* Dataset extract:

____

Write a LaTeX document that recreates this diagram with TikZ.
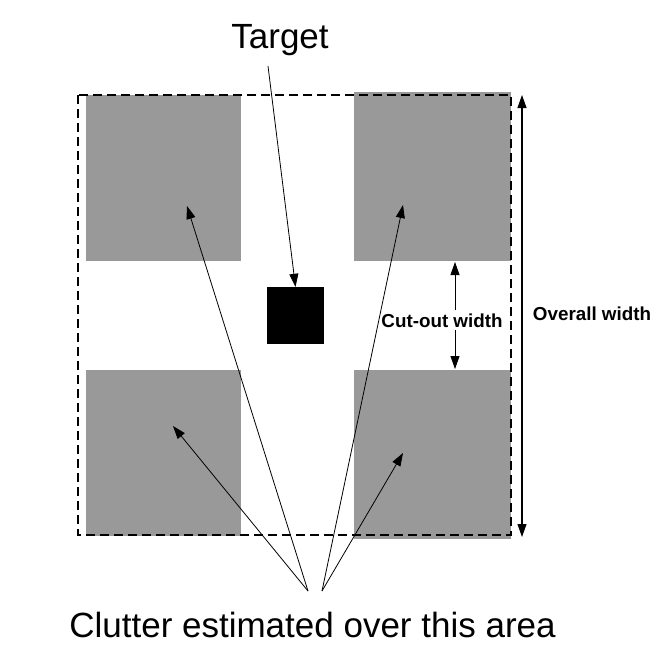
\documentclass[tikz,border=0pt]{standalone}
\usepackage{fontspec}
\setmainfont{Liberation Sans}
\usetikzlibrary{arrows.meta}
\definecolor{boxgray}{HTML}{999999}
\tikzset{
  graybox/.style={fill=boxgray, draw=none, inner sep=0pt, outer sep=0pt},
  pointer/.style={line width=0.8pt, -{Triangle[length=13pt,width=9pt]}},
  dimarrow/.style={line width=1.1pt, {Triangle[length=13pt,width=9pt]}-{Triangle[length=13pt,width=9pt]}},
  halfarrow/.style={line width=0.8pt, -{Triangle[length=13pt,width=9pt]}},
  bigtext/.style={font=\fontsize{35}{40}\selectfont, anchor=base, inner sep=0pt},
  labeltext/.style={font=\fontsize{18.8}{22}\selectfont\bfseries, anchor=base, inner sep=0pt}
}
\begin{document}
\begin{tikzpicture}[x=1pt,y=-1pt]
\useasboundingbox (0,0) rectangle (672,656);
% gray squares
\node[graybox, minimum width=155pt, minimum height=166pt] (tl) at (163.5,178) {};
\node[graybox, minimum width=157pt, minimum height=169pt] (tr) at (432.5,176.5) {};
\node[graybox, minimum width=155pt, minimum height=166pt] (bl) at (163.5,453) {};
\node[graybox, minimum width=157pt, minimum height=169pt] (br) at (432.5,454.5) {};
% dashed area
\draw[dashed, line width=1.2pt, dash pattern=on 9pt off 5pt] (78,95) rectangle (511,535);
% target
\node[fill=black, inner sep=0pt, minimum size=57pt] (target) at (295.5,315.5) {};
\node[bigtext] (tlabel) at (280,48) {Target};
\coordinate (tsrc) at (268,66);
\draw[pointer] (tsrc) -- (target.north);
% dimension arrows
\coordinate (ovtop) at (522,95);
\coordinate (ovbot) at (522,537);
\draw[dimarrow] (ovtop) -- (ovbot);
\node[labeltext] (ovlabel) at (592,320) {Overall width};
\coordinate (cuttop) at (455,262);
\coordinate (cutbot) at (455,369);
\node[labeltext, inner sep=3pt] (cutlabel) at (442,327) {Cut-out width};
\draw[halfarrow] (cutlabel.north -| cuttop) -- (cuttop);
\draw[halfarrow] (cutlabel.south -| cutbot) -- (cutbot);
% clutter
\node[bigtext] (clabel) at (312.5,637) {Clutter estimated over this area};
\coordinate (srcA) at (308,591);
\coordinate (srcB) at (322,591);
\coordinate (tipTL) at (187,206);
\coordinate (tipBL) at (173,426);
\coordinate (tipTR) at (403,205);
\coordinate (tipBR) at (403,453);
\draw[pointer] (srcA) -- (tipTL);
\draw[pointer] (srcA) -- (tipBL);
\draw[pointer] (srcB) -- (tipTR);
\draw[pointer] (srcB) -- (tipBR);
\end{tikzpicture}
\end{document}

____

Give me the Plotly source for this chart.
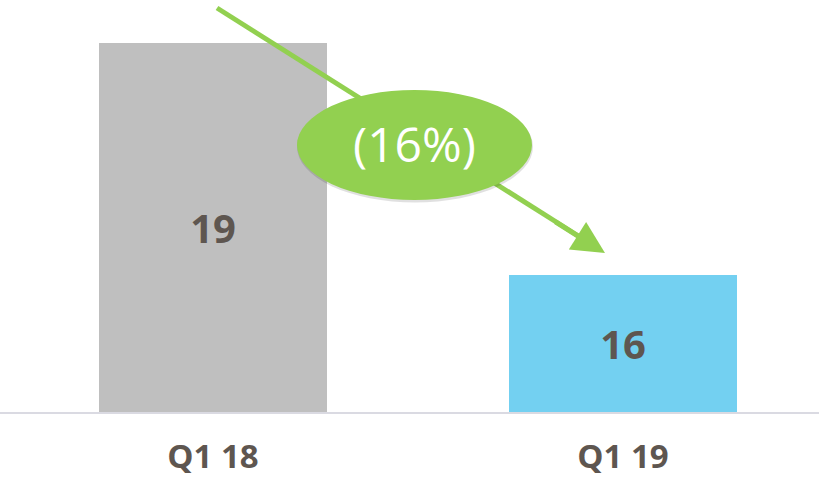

____

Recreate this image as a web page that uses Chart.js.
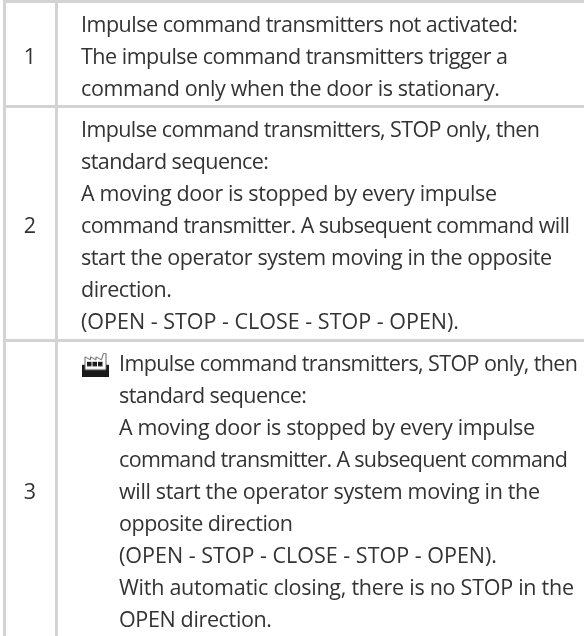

____

* Task to carry out: Check each line above for the word "this", and copy the lines where it appears.

* Written solution:
Write a LaTeX document that recreates this diagram with TikZ.
\node[bigtext] (clabel) at (312.5,637) {Clutter estimated over this area};
Give me the Plotly source for this chart.
Recreate this image as a web page that uses Chart.js.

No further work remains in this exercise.